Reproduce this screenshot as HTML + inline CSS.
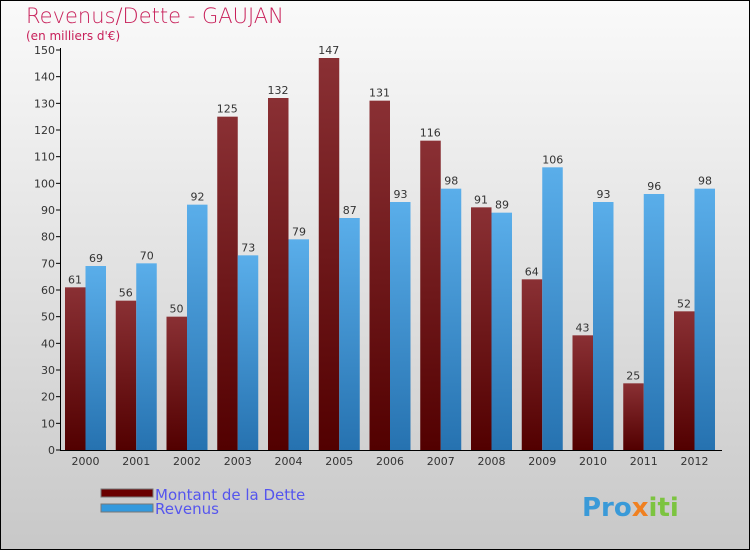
<!DOCTYPE html>
<html><head><meta charset="utf-8"><style>
body{margin:0}
#c{width:750px;height:550px;position:relative;font-family:"DejaVu Sans","Liberation Sans",sans-serif}
</style></head><body>
<div id="c">
<svg id="s" width="750" height="550" xmlns="http://www.w3.org/2000/svg">
<defs>
<linearGradient id="bg" x1="0" y1="0" x2="0" y2="1"><stop offset="0" stop-color="#fafafa"/><stop offset="1" stop-color="#c8c8c8"/></linearGradient>
<linearGradient id="gd" x1="0" y1="0" x2="0" y2="1"><stop offset="0" stop-color="#8a3034"/><stop offset="1" stop-color="#520000"/></linearGradient>
<linearGradient id="gr" x1="0" y1="0" x2="0" y2="1"><stop offset="0" stop-color="#5aaeea"/><stop offset="1" stop-color="#2672b0"/></linearGradient>
</defs>
<rect x="0.5" y="0.5" width="749" height="549" fill="url(#bg)" stroke="#000"/>
<text x="26" y="23" font-size="21" fill="#c8205a" font-weight="200">Revenus/Dette - GAUJAN</text>
<text x="26" y="40" font-size="12" fill="#c8205a">(en milliers d'€)</text>
<g id="plot"></g>
<g>
<rect x="101" y="489" width="52" height="8" fill="#6a0000" stroke="#777"/>
<text x="155" y="500" font-size="15" fill="#5555ee">Montant de la Dette</text>
<rect x="101" y="504" width="52" height="8" fill="#3399dd" stroke="#777"/>
<text x="155" y="514" font-size="15" fill="#5555ee">Revenus</text>
</g>
<text x="582" y="516" font-size="26" font-weight="bold" fill="#3a9ad8">Pro<tspan fill="#f08020">x</tspan><tspan fill="#7cc440">iti</tspan></text>
</svg>
</div>
<script>
const years=["2000","2001","2002","2003","2004","2005","2006","2007","2008","2009","2010","2011","2012"];
const dette=[61,56,50,125,132,147,131,116,91,64,43,25,52];
const revenus=[69,70,92,73,79,87,93,98,89,106,93,96,98];
const ticks=[0,10,20,30,40,50,60,70,80,90,100,110,120,130,140,150];
const NS="http://www.w3.org/2000/svg";
const g=document.getElementById('plot');
const y0=450,ppu=400/150;
function Y(v){return y0-v*ppu;}
function X(i){return 65+i*50.75;}
function mk(t,a){const e=document.createElementNS(NS,t);for(const k in a)e.setAttribute(k,a[k]);g.appendChild(e);return e;}
ticks.forEach(t=>{
 const l=mk('line',{x1:56,x2:61,y1:Y(t),y2:Y(t),stroke:'#000'});
 
 
 const tx=mk('text',{x:55,y:Y(t)+4,'font-size':11,fill:'#333','text-anchor':'end'});
 tx.textContent=t;
 
 
});
years.forEach((yr,i)=>{
 const x=X(i);
 const a=mk('rect',{x:x,y:Y(dette[i]),width:20.5,height:dette[i]*ppu,fill:'url(#gd)'});
 
 
 const b=mk('rect',{x:x+20.5,y:Y(revenus[i]),width:20.5,height:revenus[i]*ppu,fill:'url(#gr)'});
 
 
 const t1=mk('text',{x:x+10,y:Y(dette[i])-4,'font-size':11,fill:'#333','text-anchor':'middle'});
 t1.textContent=dette[i];
 
 
 const t2=mk('text',{x:x+31,y:Y(revenus[i])-4,'font-size':11,fill:'#333','text-anchor':'middle'});
 t2.textContent=revenus[i];
 
 
 const xl=mk('text',{x:x+20.5,y:465,'font-size':11,fill:'#333','text-anchor':'middle'});
 xl.textContent=yr;
 
 
});
const ya=mk('line',{x1:60.5,x2:60.5,y1:48,y2:451,stroke:'#000'});


const xa=mk('line',{x1:60,x2:722,y1:450.5,y2:450.5,stroke:'#000'});


</script>
</body></html>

------------------------

Do not copy the pictures, but repeat every line exactly.

Response to this exercise:
Reproduce this screenshot as HTML + inline CSS.
<!DOCTYPE html>
<html><head><meta charset="utf-8"><style>
body{margin:0}
#c{width:750px;height:550px;position:relative;font-family:"DejaVu Sans","Liberation Sans",sans-serif}
</style></head><body>
<div id="c">
<svg id="s" width="750" height="550" xmlns="http://www.w3.org/2000/svg">
<defs>
<linearGradient id="bg" x1="0" y1="0" x2="0" y2="1"><stop offset="0" stop-color="#fafafa"/><stop offset="1" stop-color="#c8c8c8"/></linearGradient>
<linearGradient id="gd" x1="0" y1="0" x2="0" y2="1"><stop offset="0" stop-color="#8a3034"/><stop offset="1" stop-color="#520000"/></linearGradient>
<linearGradient id="gr" x1="0" y1="0" x2="0" y2="1"><stop offset="0" stop-color="#5aaeea"/><stop offset="1" stop-color="#2672b0"/></linearGradient>
</defs>
<rect x="0.5" y="0.5" width="749" height="549" fill="url(#bg)" stroke="#000"/>
<text x="26" y="23" font-size="21" fill="#c8205a" font-weight="200">Revenus/Dette - GAUJAN</text>
<text x="26" y="40" font-size="12" fill="#c8205a">(en milliers d'€)</text>
<g id="plot"></g>
<g>
<rect x="101" y="489" width="52" height="8" fill="#6a0000" stroke="#777"/>
<text x="155" y="500" font-size="15" fill="#5555ee">Montant de la Dette</text>
<rect x="101" y="504" width="52" height="8" fill="#3399dd" stroke="#777"/>
<text x="155" y="514" font-size="15" fill="#5555ee">Revenus</text>
</g>
<text x="582" y="516" font-size="26" font-weight="bold" fill="#3a9ad8">Pro<tspan fill="#f08020">x</tspan><tspan fill="#7cc440">iti</tspan></text>
</svg>
</div>
<script>
const years=["2000","2001","2002","2003","2004","2005","2006","2007","2008","2009","2010","2011","2012"];
const dette=[61,56,50,125,132,147,131,116,91,64,43,25,52];
const revenus=[69,70,92,73,79,87,93,98,89,106,93,96,98];
const ticks=[0,10,20,30,40,50,60,70,80,90,100,110,120,130,140,150];
const NS="http://www.w3.org/2000/svg";
const g=document.getElementById('plot');
const y0=450,ppu=400/150;
function Y(v){return y0-v*ppu;}
function X(i){return 65+i*50.75;}
function mk(t,a){const e=document.createElementNS(NS,t);for(const k in a)e.setAttribute(k,a[k]);g.appendChild(e);return e;}
ticks.forEach(t=>{
 const l=mk('line',{x1:56,x2:61,y1:Y(t),y2:Y(t),stroke:'#000'});
 
 
 const tx=mk('text',{x:55,y:Y(t)+4,'font-size':11,fill:'#333','text-anchor':'end'});
 tx.textContent=t;
 
 
});
years.forEach((yr,i)=>{
 const x=X(i);
 const a=mk('rect',{x:x,y:Y(dette[i]),width:20.5,height:dette[i]*ppu,fill:'url(#gd)'});
 
 
 const b=mk('rect',{x:x+20.5,y:Y(revenus[i]),width:20.5,height:revenus[i]*ppu,fill:'url(#gr)'});
 
 
 const t1=mk('text',{x:x+10,y:Y(dette[i])-4,'font-size':11,fill:'#333','text-anchor':'middle'});
 t1.textContent=dette[i];
 
 
 const t2=mk('text',{x:x+31,y:Y(revenus[i])-4,'font-size':11,fill:'#333','text-anchor':'middle'});
 t2.textContent=revenus[i];
 
 
 const xl=mk('text',{x:x+20.5,y:465,'font-size':11,fill:'#333','text-anchor':'middle'});
 xl.textContent=yr;
 
 
});
const ya=mk('line',{x1:60.5,x2:60.5,y1:48,y2:451,stroke:'#000'});


const xa=mk('line',{x1:60,x2:722,y1:450.5,y2:450.5,stroke:'#000'});


</script>
</body></html>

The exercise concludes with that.